Nessuna squadra italiana è ai quarti di finale della Champions League, e sin qui siamo tutti d’accordo. Ma andiamo ad analizzare le altre tre squadre italiane che hanno giocato la competizione europea più importante: l’Inter dopo undici anni è tornata a giocare un ottavo di finale e lo ha fatto senza sfigurare, tutt’altro, contro una delle squadre più forti dell’intero pianeta, ovvero il Liverpool. Addirittura espugnando Anfield con un uomo in meno e con una campagna acquisti che ha visto un Lukaku, un Hakimi e un Eriksen in meno. Eliminazione non di certo paragonabile a quella della Juventus, sia per forza dell’avversario che per le premesse iniziali. Il Milan, che ha ritrovato la manifestazione più importante dopo un lungo digiuno, dalla quarta fascia ha pescato uno dei gironi più duri dell’intera competizione con Atletico Madrid, Liverpool e Porto. Ha fatto una grande impresa a Madrid, ha subito un torto arbitrale clamoroso nel match di andata contro gli spagnoli e poi è stata eliminata soprattutto per errori di gioventù ed esperienza che ci possono stare. Nessun dramma, nessuna tragedia, l’anno prossimo i rossoneri ne faranno tesoro. E poi c’è l’Atalanta. Cosa si può dire all’Atalanta? Una squadra che con il monte ingaggi che si ritrova sta semplicemente facendo dei miracoli, anno dopo anno, e nel 2020 è stata a due minuti dal raggiungere la semifinale di Champions League. E quest’anno, come la Juventus, è stata eliminata dal Villarreal perdendo per 2-3 in casa.

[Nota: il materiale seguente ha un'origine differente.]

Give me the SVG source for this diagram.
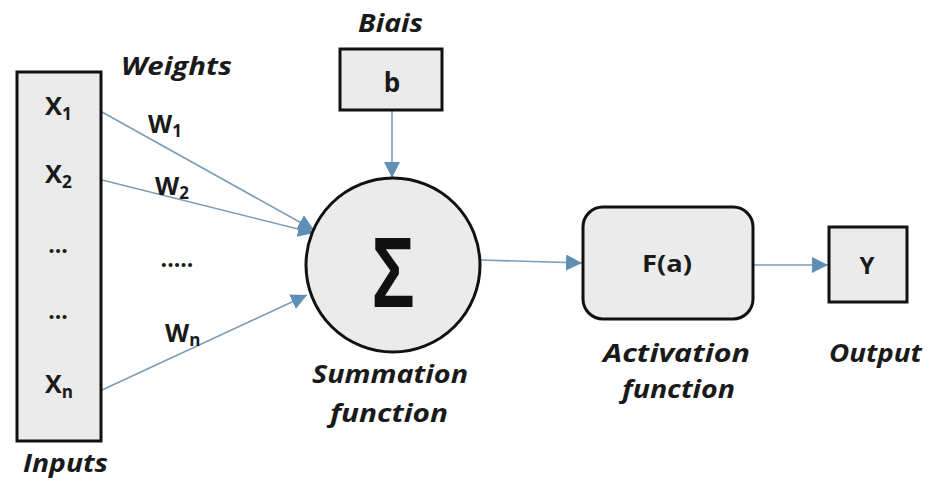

Allegri parla di disonestà, ma la vera disonesta intellettuale è parlare della Juventus inglobando tutto il resto del calcio italiano. Quello non è giusto, è un esercizio che forse fa comodo ma che non riporta l’oggettività dei fatti. Ieri sera ha perso la Juventus, che nel mercato di gennaio ha comprato Vlahovic per oltre 70 milioni di euro: dal suo presidente all’ultimo dei giocatori. Ajax, Porto, Lione e Villarreal le ultime quattro sconfitte in Champions League (una ai quarti di finale e tre agli ottavi). E nelle precedenti tre c’era anche Cristiano Ronaldo. Qualcuno alla Juventus ne deve rispondere, e di certo non può essere colpa del calcio italiano.